Repeater
Regular Member
This seems potentially serious. From Orin Kerr:
A First Look at Navarette v. California: Are Stops Governed by the Rules of Terry or By Case-by-Case Reasonableness?
It would be very easy for gun-hating courts and states to assert 'gun violence' is so serious that less suspicion is needed. That mentality would threaten all who carry. Anonymous tipsters often lie, or are simply wrong. MWAG tips, without clear Fourth Amendment protections, could be quite dangerous.
A First Look at Navarette v. California: Are Stops Governed by the Rules of Terry or By Case-by-Case Reasonableness?

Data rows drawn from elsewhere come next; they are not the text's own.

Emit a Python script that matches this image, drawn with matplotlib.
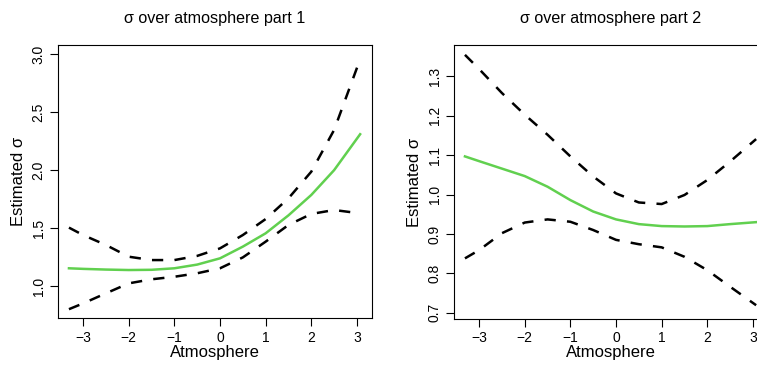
import matplotlib.pyplot as plt

plt.rcParams['font.family'] = ['Liberation Sans', 'DejaVu Sans']

# part 1
x1 = [-3.31, -3.0, -2.5, -2.0, -1.5, -1.0, -0.5, 0.0, 0.5, 1.0, 1.5, 2.0, 2.5, 3.07]
fit1 = [1.153, 1.148, 1.142, 1.138, 1.140, 1.153, 1.185, 1.239, 1.34, 1.455, 1.61, 1.786, 2.0, 2.31]
upper1 = [1.504, 1.44, 1.354, 1.253, 1.224, 1.224, 1.26, 1.325, 1.44, 1.578, 1.757, 1.987, 2.347, 2.957]
lower1 = [0.80, 0.85, 0.937, 1.023, 1.058, 1.08, 1.11, 1.153, 1.247, 1.383, 1.527, 1.622, 1.656, 1.627]

# part 2
x2 = [-3.31, -3.0, -2.5, -2.0, -1.5, -1.0, -0.5, 0.0, 0.5, 1.0, 1.5, 2.0, 2.5, 3.07]
fit2 = [1.097, 1.085, 1.066, 1.047, 1.02, 0.986, 0.957, 0.937, 0.925, 0.920, 0.919, 0.920, 0.925, 0.930]
upper2 = [1.355, 1.319, 1.258, 1.203, 1.152, 1.097, 1.046, 1.003, 0.980, 0.976, 0.999, 1.037, 1.084, 1.141]
lower2 = [0.838, 0.859, 0.902, 0.929, 0.937, 0.931, 0.910, 0.885, 0.874, 0.866, 0.842, 0.808, 0.766, 0.719]

xticks = [-3, -2, -1, 0, 1, 2, 3]
yticks1 = [1.0, 1.5, 2.0, 2.5, 3.0]
yticks2 = [0.7, 0.8, 0.9, 1.0, 1.1, 1.2, 1.3]

green = '#61D04F'

fig = plt.figure(figsize=(7.57, 3.67), dpi=100)
ax1 = fig.add_axes([58/757, 1-318/367, 314/757, 273/367])
ax2 = fig.add_axes([454/757, 1-319/367, 314/757, 274/367])

panels = [
    (ax1, x1, fit1, upper1, lower1, yticks1, (0.724, 3.08), 'σ over atmosphere part 1'),
    (ax2, x2, fit2, upper2, lower2, yticks2, (0.684, 1.38), 'σ over atmosphere part 2'),
]

for ax, x, fit, up, lo, yt, ylim, title in panels:
    ax.plot(x, up, color='black', lw=1.8, dashes=(4.5, 4.5))
    ax.plot(x, lo, color='black', lw=1.8, dashes=(4.5, 4.5))
    ax.plot(x, fit, color=green, lw=1.8)
    ax.set_xlim(-3.55, 3.33)
    ax.set_ylim(*ylim)
    ax.set_xticks(xticks)
    ax.set_xticklabels(['\u22123', '\u22122', '\u22121', '0', '1', '2', '3'])
    ax.set_yticks(yt)
    ax.set_yticklabels([f'{v:.1f}' for v in yt], rotation=90, va='center')
    ax.tick_params(labelsize=10, length=6, width=0.8, pad=3)
    ax.set_xlabel('Atmosphere', fontsize=12, labelpad=0)
    ax.set_ylabel('Estimated σ', fontsize=12, labelpad=4)
    ax.set_title(title, fontsize=11.6, pad=16)
    for s in ax.spines.values():
        s.set_linewidth(0.8)

fig.savefig('out.png', dpi=100)
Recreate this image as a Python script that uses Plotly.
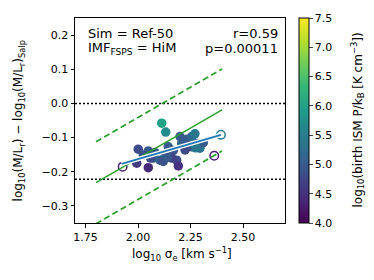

On January 21st, the Supreme Court will hear argument in Navarette v. California, a Fourth Amendment case on whether an officer who receives an anonymous tip regarding drunk driving must corroborate the dangerous driving before stopping the car.
...
The California brief takes a different approach. Instead of just asking when “reasonable suspicion” exists, California asks the Court engage in interest balancing on a case-by-case basis. In California’s view, the reasonableness of a stop isn’t based on whether Terry‘s reasonable suspicion standard has been satisfied in the abstract. Instead, California sees Terry as merely one application of reasonableness balancing, and it asks the Court to engage in interest balancing afresh by considering the nature of the crime to be investigated when assessing whether the stop was reasonable. The basic idea is that drunk driving is so serious a problem that stopping a car for suspected drunk driving requires less cause than would a stop for a less serious offense. The more serious the crime, the less suspicion is needed.
It would be very easy for gun-hating courts and states to assert 'gun violence' is so serious that less suspicion is needed. That mentality would threaten all who carry. Anonymous tipsters often lie, or are simply wrong. MWAG tips, without clear Fourth Amendment protections, could be quite dangerous.